Kyuubi supports the end-to-end multi-tenancy. On the control plane, the Kyuubi server provides a centralized authentication layer to reduce the risk of data and resource breaches. It supports various protocols, such as LDAP and Kerberos, for securing networking between clients and servers. On the data plane, the Kyuubi engines use the same trusted client identities to instantiate themselves. The resource acquirement and data and metadata access all happen within their own engine. Thus, cluster managers and storage providers can easily guarantee data and resource security. Besides, Kyuubi also provides engine authorization extensions to optimize the data security model to fine-grained row/column level. Please see the security page for more information.

High Availability#

Kyuubi is designed with High availability (HA), ensuring it operates continuously without failure for a designated period. HA works to provide Kyuubi that meets an agreed-upon operational performance level.

  • Load balancing
    • It becomes necessary for Kyuubi in a real-world production environment to ensure high availability because of multi-tenant access.

    • It effectively prevents single point of failures.

    • It helps achieve zero downtime for planned system maintenance

  • Failure detectability
    • Failures and system load of kyuubi server and engines are visible via metrics, logs, and so forth.

Serverless SQL and More#

Serverless SQL on Lakehouses makes it easier for end users to gain insight from the data universe and optimize data pipelines. It enables:

  • The same user experience as an RDBMS using familiar SQL for various workloads.

  • Extensive and secure data access capability across diverse data sources.

  • High performance on large volumes of data with scalable computing resources.

Besides, Kyuubi also supports submissions of code snippets and self-contained applications serverlessly for more advanced usage.

Ease of Use#

End users could have an optimized experience exploring their data universe in a serverless way, using either JDBC + SQL or REST + code. For most scenarios, the superpower of corresponding engines, such as Spark, and Flink, is no longer necessary. That is, most work related to deployment, runtime optimization, etc., should be done by professionals on the Kyuubi server side. It is suitable for the following scenarios:

  • Basic discovery and exploration
    • Quickly reason about the data in various formats (Parquet, CSV, JSON, text) in your data lake in cloud storage or an on-prem HDFS cluster.

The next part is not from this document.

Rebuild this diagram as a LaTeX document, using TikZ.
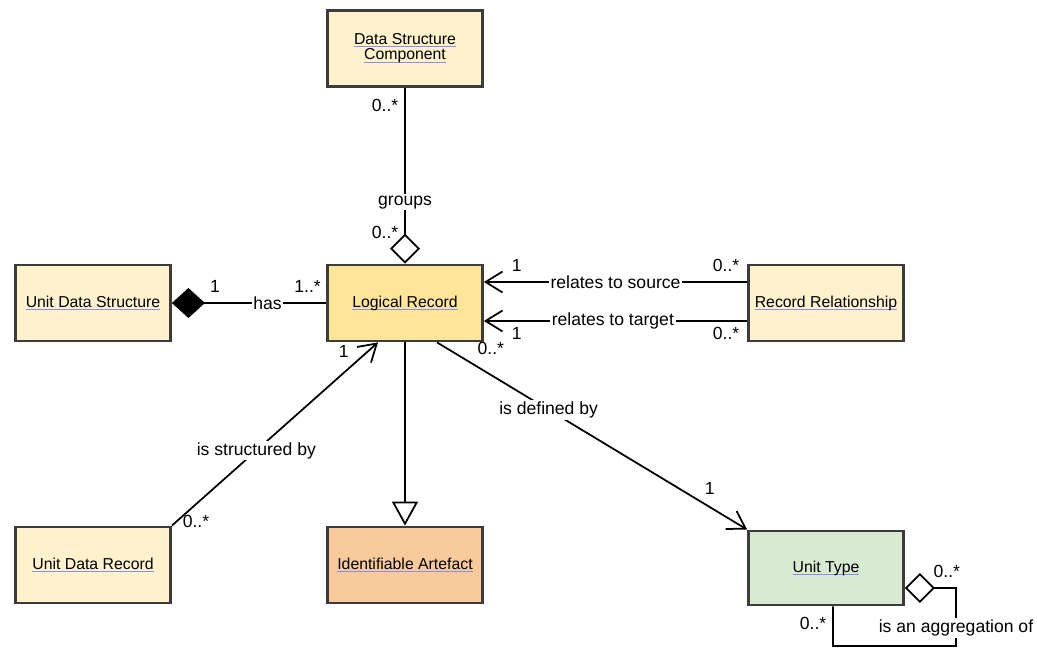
\documentclass[tikz,border=0pt]{standalone}
\usepackage{fontspec}
\setmainfont{Liberation Sans}
\usetikzlibrary{positioning,arrows.meta,calc}

\definecolor{plainfill}{RGB}{255,242,204}
\definecolor{recordfill}{RGB}{255,229,153}
\definecolor{artefactfill}{RGB}{249,203,156}
\definecolor{typefill}{RGB}{217,234,211}
\definecolor{boxline}{RGB}{60,60,60}
\definecolor{linkline}{RGB}{140,140,240}

% underlined class name
\newcommand{\classname}[1]{\setbox0\hbox{#1}\rlap{\textcolor{linkline}{\rule[-1.5pt]{\wd0}{0.6pt}}}\box0}

\begin{document}
\begin{tikzpicture}[x=0.02cm, y=-0.02cm,
    box/.style={draw=boxline, line width=1.6pt, fill=plainfill, minimum width=3.1cm, minimum height=1.52cm, align=center, font=\fontsize{9}{8.6}\selectfont},
    assoc/.style={line width=1pt},
    mult/.style={font=\fontsize{10}{12}\selectfont},
    rel/.style={fill=white, inner sep=1pt, font=\fontsize{10}{12}\selectfont},
    nav/.style={assoc, -{Straight Barb[length=0.34cm, width=0.42cm]}},
    aggregation/.style={assoc, -{Diamond[open, length=0.6cm, width=0.6cm]}},
    composition/.style={assoc, {Diamond[length=0.66cm, width=0.6cm]}-},
    generalization/.style={assoc, -{Triangle[open, length=0.48cm, width=0.52cm]}}]
    \useasboundingbox (0,0) rectangle (1037,648);

    % Define the classes
    \node[box] (dsc) at (405,48.5) {\classname{Data Structure}\\\classname{Component}};
    \node[box] (uds) at (93,303) {\classname{Unit Data Structure}};
    \node[box, fill=recordfill] (lr) at (405,303) {\classname{Logical Record}};
    \node[box] (rr) at (826,303) {\classname{Record Relationship}};
    \node[box] (udr) at (93,565) {\classname{Unit Data Record}};
    \node[box, fill=artefactfill] (ia) at (405,565) {\classname{Identifiable Artefact}};
    \node[box, fill=typefill, minimum height=1.48cm] (ut) at (826,568) {\classname{Unit Type}};

    % Groups
    \draw[aggregation] (dsc.south) --
        node[mult, pos=0.1, left] (m1) {0..*}
        node[rel, pos=0.65] (groups) {groups}
        node[mult, pos=0.82, left] (m2) {0..*} (lr.north);

    % Has
    \draw[composition] (uds.east) --
        node[mult, pos=0.28, above=2pt] (m3) {1}
        node[rel, pos=0.62] (has) {has}
        node[mult, pos=0.88, above=2pt] (m4) {1..*} (lr.west);

    % Relates to source and target
    \draw[nav] ([yshift=0.42cm]rr.west) --
        node[mult, pos=0.08, above=2pt] (m5) {0..*}
        node[rel, pos=0.5] (source) {relates to source}
        node[mult, pos=0.875, above=2pt] (m6) {1} ([yshift=0.42cm]lr.east);
    \draw[nav] ([yshift=-0.36cm]rr.west) --
        node[mult, pos=0.08, below] (m7) {0..*}
        node[rel, pos=0.51] (target) {relates to target}
        node[mult, pos=0.875, below] (m8) {1} ([yshift=-0.36cm]lr.east);

    % Is structured by
    \draw[nav] (udr.north east) --
        node[mult, pos=0.02, right] (m9) {0..*}
        node[rel, pos=0.41] (structured) {is structured by}
        node[mult, pos=0.95, left=7pt] (m10) {1} ([xshift=-0.54cm]lr.south);

    % Generalization
    \draw[generalization] (lr.south) -- (ia.north);

    % Is defined by
    \draw[nav] ([xshift=0.64cm]lr.south) --
        node[mult, pos=0.03, right=14pt] (m11) {0..*}
        node[rel, pos=0.36] (defined) {is defined by}
        node[mult, pos=0.78, right=11pt] (m12) {1} (ut.north west);

    % Is an aggregation of
    \coordinate (aggend) at ([yshift=-0.4cm]ut.east);
    \coordinate (aggleft) at (833,646);
    \coordinate (aggright) at (956,646);
    \draw[aggregation] ([xshift=0.14cm]ut.south) --
        node[mult, pos=0.42, left] (m13) {0..*} (aggleft) -- (aggright) --
        node[rel, pos=0.31] (aggof) {is an aggregation of} (aggright |- aggend) --
        node[mult, pos=0.18, above=2pt] (m14) {0..*} (aggend);
\end{tikzpicture}
\end{document}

  • Lakehouse formation and analytics
    • Easily build an ACID table storage layer via Hudi, Iceberg, or/and Delta Lake.

  • Logical data warehouse
    • Provide a relational abstraction on top of disparate data without ETL jobs, from collecting to connecting.

Run Anywhere at Any Scale#

Most of the Kyuubi engine types have a distributed backend or can schedule distributed tasks at runtime. They can process data on single-node machines or clusters, such as YARN and Kubernetes. Besides, the Kyuubi server also supports running on bare metal or in a docker.

High Performance#

Query performance is one of the critical factors in implementing Serverless SQL. Implementing serviceability on state-of-the-art query engines for bigdata lays the foundation for us to achieve this goal:

  • State-of-the-art query engines

  • Multiple application for high throughput

  • Sharable execution runtime for low latency

  • Server-side global and continuous optimization

  • Auxiliary performance plugins, such as Z-Ordering, Query Optimizer, and so on

Another goal of Serverless SQL is to make end users need not or rarely care about tricky performance optimization issues.